Если говорить о каких-то аналогиях, то в этом спектакле неожиданно проступают черты, роднящие Олдена с великим Кристофом Марталером. Декорация Эндрю Либермана — огромный зал с круглящейся к потолку стеной, чем-то напоминающий платформу большой станции метро,— заставляет вспомнить о марталеровских "залах ожидания", в которых сценические герои словно выпадают из времени, зависают между прошлым и будущим. В спектакле Олдена тоже есть мотив всеобщей растерянности, мотив потерянного человеческого сообщества. Люди здесь то мечутся, то цепенеют, израненные какой-то внутренней тревогой. А сюжет с обманутым мужем, всклокоченным, не находящим покоя доном Джеронио, в интерпретации Олдена заставляет вспомнить знаменитого итальянского драматурга — нет, все-таки не Пиранделло, а Эдуардо Де Филиппо и его "Великую магию". Поэта Просдочимо, сочиняющего сюжет оперы на глазах у зрителей, в этом случае легко уподобить иллюзионисту Отто Марвулье из популярной пьесы Де Филиппо. Жаль, что режиссерский замысел оказался, так сказать, гораздо короче партитуры Россини, и последний час спектакля режиссер был вынужден занимать постановочными решениями, имеющими отношение не к культурным сюжетам, а к опасениям, что публика заскучает.

А вот прочтение "Турка в Италии" Марком Минковским и ансамблем "Музыканты Лувра" иначе как революционным не назовешь. Дело здесь, понятно, не в заставившей подскочить почтенную фестивальную публику уже на первых тактах увертюры привычной для Минковского взрывной витальности, гальванизировавшей никогда в последние годы не вызывавший особого энтузиазма по обе стороны рампы опус Джоаккино Россини,— если "Турок в Италии" изредка и выходил на сцену, то сколь-нибудь событийными постановки этой оперы не становились.
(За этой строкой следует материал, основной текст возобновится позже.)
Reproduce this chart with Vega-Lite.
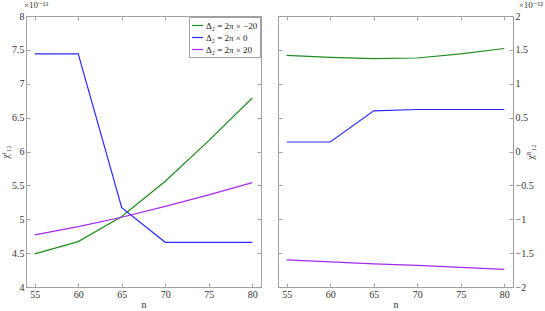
{
  "$schema": "https://vega.github.io/schema/vega-lite/v6.json",
  "padding": {"left": 0, "top": 0, "right": 0, "bottom": 0},
  "background": "white",
  "datasets": {
    "imag": [
      {"n": 55, "series": "Δ₂ = 2π × −20", "value": 4.49},
      {"n": 60, "series": "Δ₂ = 2π × −20", "value": 4.67},
      {"n": 65, "series": "Δ₂ = 2π × −20", "value": 5.04},
      {"n": 70, "series": "Δ₂ = 2π × −20", "value": 5.56},
      {"n": 75, "series": "Δ₂ = 2π × −20", "value": 6.16},
      {"n": 80, "series": "Δ₂ = 2π × −20", "value": 6.79},
      {"n": 55, "series": "Δ₂ = 2π × 0", "value": 7.44},
      {"n": 60, "series": "Δ₂ = 2π × 0", "value": 7.44},
      {"n": 65, "series": "Δ₂ = 2π × 0", "value": 5.17},
      {"n": 70, "series": "Δ₂ = 2π × 0", "value": 4.66},
      {"n": 75, "series": "Δ₂ = 2π × 0", "value": 4.66},
      {"n": 80, "series": "Δ₂ = 2π × 0", "value": 4.66},
      {"n": 55, "series": "Δ₂ = 2π × 20", "value": 4.77},
      {"n": 60, "series": "Δ₂ = 2π × 20", "value": 4.89},
      {"n": 65, "series": "Δ₂ = 2π × 20", "value": 5.03},
      {"n": 70, "series": "Δ₂ = 2π × 20", "value": 5.19},
      {"n": 75, "series": "Δ₂ = 2π × 20", "value": 5.36},
      {"n": 80, "series": "Δ₂ = 2π × 20", "value": 5.54}
    ],
    "real": [
      {"n": 55, "series": "Δ₂ = 2π × −20", "value": 1.42},
      {"n": 60, "series": "Δ₂ = 2π × −20", "value": 1.39},
      {"n": 65, "series": "Δ₂ = 2π × −20", "value": 1.37},
      {"n": 70, "series": "Δ₂ = 2π × −20", "value": 1.38},
      {"n": 75, "series": "Δ₂ = 2π × −20", "value": 1.44},
      {"n": 80, "series": "Δ₂ = 2π × −20", "value": 1.52},
      {"n": 55, "series": "Δ₂ = 2π × 0", "value": 0.14},
      {"n": 60, "series": "Δ₂ = 2π × 0", "value": 0.14},
      {"n": 65, "series": "Δ₂ = 2π × 0", "value": 0.6},
      {"n": 70, "series": "Δ₂ = 2π × 0", "value": 0.62},
      {"n": 75, "series": "Δ₂ = 2π × 0", "value": 0.62},
      {"n": 80, "series": "Δ₂ = 2π × 0", "value": 0.62},
      {"n": 55, "series": "Δ₂ = 2π × 20", "value": -1.6},
      {"n": 60, "series": "Δ₂ = 2π × 20", "value": -1.63},
      {"n": 65, "series": "Δ₂ = 2π × 20", "value": -1.66},
      {"n": 70, "series": "Δ₂ = 2π × 20", "value": -1.68},
      {"n": 75, "series": "Δ₂ = 2π × 20", "value": -1.71},
      {"n": 80, "series": "Δ₂ = 2π × 20", "value": -1.74}
    ]
  },
  "config": {
    "font": "Liberation Serif, DejaVu Serif, serif",
    "view": {"stroke": "#a0a0a0", "strokeWidth": 1},
    "concat": {"spacing": 15},
    "axis": {
      "grid": false,
      "domainColor": "#a0a0a0",
      "tickColor": "#a0a0a0",
      "tickSize": -4,
      "labelPadding": 6,
      "labelFont": "Liberation Serif, DejaVu Serif, serif",
      "labelFontSize": 10,
      "labelColor": "#333333",
      "titleFont": "Liberation Serif, DejaVu Serif, serif",
      "titleFontSize": 10,
      "titleFontWeight": "normal",
      "titleColor": "#333333"
    },
    "legend": {"labelFont": "Liberation Serif, DejaVu Serif, serif"},
    "title": {"font": "Liberation Serif, DejaVu Serif, serif", "fontSize": 9, "fontWeight": "normal", "color": "#333333", "offset": 1, "frame": "group"}
  },
  "resolve": {"legend": {"color": "independent"}, "scale": {"color": "independent"}},
  "hconcat": [
    {
      "width": 235,
      "height": 271,
      "title": {"text": "×10⁻¹³", "anchor": "start", "dx": -2},
      "data": {"name": "imag"},
      "layer": [
        {
          "mark": {"type": "line", "strokeWidth": 1.2},
          "encoding": {
            "x": {"field": "n", "type": "quantitative", "scale": {"domain": [54, 81], "nice": false}, "axis": {"values": [55, 60, 65, 70, 75, 80], "title": "n", "titlePadding": 0}},
            "y": {"field": "value", "type": "quantitative", "scale": {"domain": [4, 8], "nice": false}, "axis": {"values": [4, 4.5, 5, 5.5, 6, 6.5, 7, 7.5, 8], "format": "~g", "title": "χᴵ₁₂", "titlePadding": 1}},
            "color": {
              "field": "series", "type": "nominal",
              "scale": {"domain": ["Δ₂ = 2π × −20", "Δ₂ = 2π × 0", "Δ₂ = 2π × 20"], "range": ["#1e8c1e", "#2a2aff", "#a52aef"]},
              "legend": {"title": null, "orient": "top-right", "offset": 1, "strokeColor": "#a0a0a0", "fillColor": "white", "padding": 2, "symbolType": "stroke", "symbolSize": 120, "symbolStrokeWidth": 1.2, "labelFontSize": 9, "labelColor": "#222222", "rowPadding": 0, "labelOffset": 2}
            }
          }
        },
        {
          "mark": {"type": "line", "opacity": 0},
          "encoding": {
            "x": {"field": "n", "type": "quantitative", "scale": {"domain": [54, 81], "nice": false}, "axis": {"orient": "top", "values": [55, 60, 65, 70, 75, 80], "labels": false, "title": null}},
            "y": {"field": "value", "type": "quantitative", "scale": {"domain": [4, 8], "nice": false}, "axis": {"orient": "right", "values": [4, 4.5, 5, 5.5, 6, 6.5, 7, 7.5, 8], "labels": false, "title": null}},
            "detail": {"field": "series"}
          }
        }
      ],
      "resolve": {"scale": {"x": "independent", "y": "independent"}}
    },
    {
      "width": 235,
      "height": 271,
      "title": {"text": "×10⁻¹²", "anchor": "end", "dx": 30},
      "data": {"name": "real"},
      "layer": [
        {
          "mark": {"type": "line", "strokeWidth": 1.2},
          "encoding": {
            "x": {"field": "n", "type": "quantitative", "scale": {"domain": [54, 81], "nice": false}, "axis": {"values": [55, 60, 65, 70, 75, 80], "title": "n", "titlePadding": 0}},
            "y": {"field": "value", "type": "quantitative", "scale": {"domain": [-2, 2], "nice": false}, "axis": {"orient": "right", "values": [-2, -1.5, -1, -0.5, 0, 0.5, 1, 1.5, 2], "format": "~g", "title": "χᴿ₁₂", "titleAngle": 270, "titlePadding": 2}},
            "color": {
              "field": "series", "type": "nominal",
              "scale": {"domain": ["Δ₂ = 2π × −20", "Δ₂ = 2π × 0", "Δ₂ = 2π × 20"], "range": ["#1e8c1e", "#2a2aff", "#a52aef"]},
              "legend": null
            }
          }
        },
        {
          "mark": {"type": "line", "opacity": 0},
          "encoding": {
            "x": {"field": "n", "type": "quantitative", "scale": {"domain": [54, 81], "nice": false}, "axis": {"orient": "top", "values": [55, 60, 65, 70, 75, 80], "labels": false, "title": null}},
            "y": {"field": "value", "type": "quantitative", "scale": {"domain": [-2, 2], "nice": false}, "axis": {"orient": "left", "values": [-2, -1.5, -1, -0.5, 0, 0.5, 1, 1.5, 2], "labels": false, "title": null}},
            "detail": {"field": "series"}
          }
        }
      ],
      "resolve": {"scale": {"x": "independent", "y": "independent"}}
    }
  ]
}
Интерпретация же "Музыкантов Лувра" настолько своеобразна, что забудут ее, кажется, нескоро. Господина Минковского вообще отличает вкус к оперной turquerie — старожилы Экса хорошо помнят его семилетней давности трактовку "Похищения из Сераля" Моцарта, сыгранного в прямом и переносном смысле в восточных тюрбанах. Нечто подобное "Музыканты Лувра" проделывают и с "Турком в Италии": написанная в 1814 году партитура, как известно, отдает несколько запоздалую дань уважения моде на "туретчину", захватившую веком раньше всю оперную Европу от Франции ("Галантные Индии" Жан-Филиппа Рамо) до Австро-Венгрии ("Похищение из Сераля").

Оммаж получился, впрочем, половинчатый: воспользовавшись ключевыми драматургическими клише, отработанными композиторами-предшественниками, Россини в отличие от того же Моцарта отнюдь не склонен был предаваться стилизаторским играм — за "туретчину" в "Турке в Италии" отвечает главным образом сюжет, а не музыка. Марку Минковскому показалось интересным посмотреть на "Турка в Италии" сквозь призму turquerie XVIII столетия, и он интегрировал в партитуру не предусмотренную Россини восточную интонационность. Разработав сложную систему квазиориентального интонирования у духовых и струнных и введя в состав оркестра целую батарею "янычарских" ударных, дирижер сообщил "Турку в Италии" неслыханные доселе историко-культурологический рельеф и смысловой объем — и того и другого от оперы Россини, традиционно остававшейся в лучшем случае территорией самоутверждения мастеров бельканто, ожидать было трудно. На выходе провансальский менеджмент получил идеальный фестивальный продукт: не слишком радикально щекочущий нервы консервативной части аудитории и одновременно не без блеска подтверждающий статус Экс-ан-Прованса как едва ли не главного "места силы" современной оперной Европы.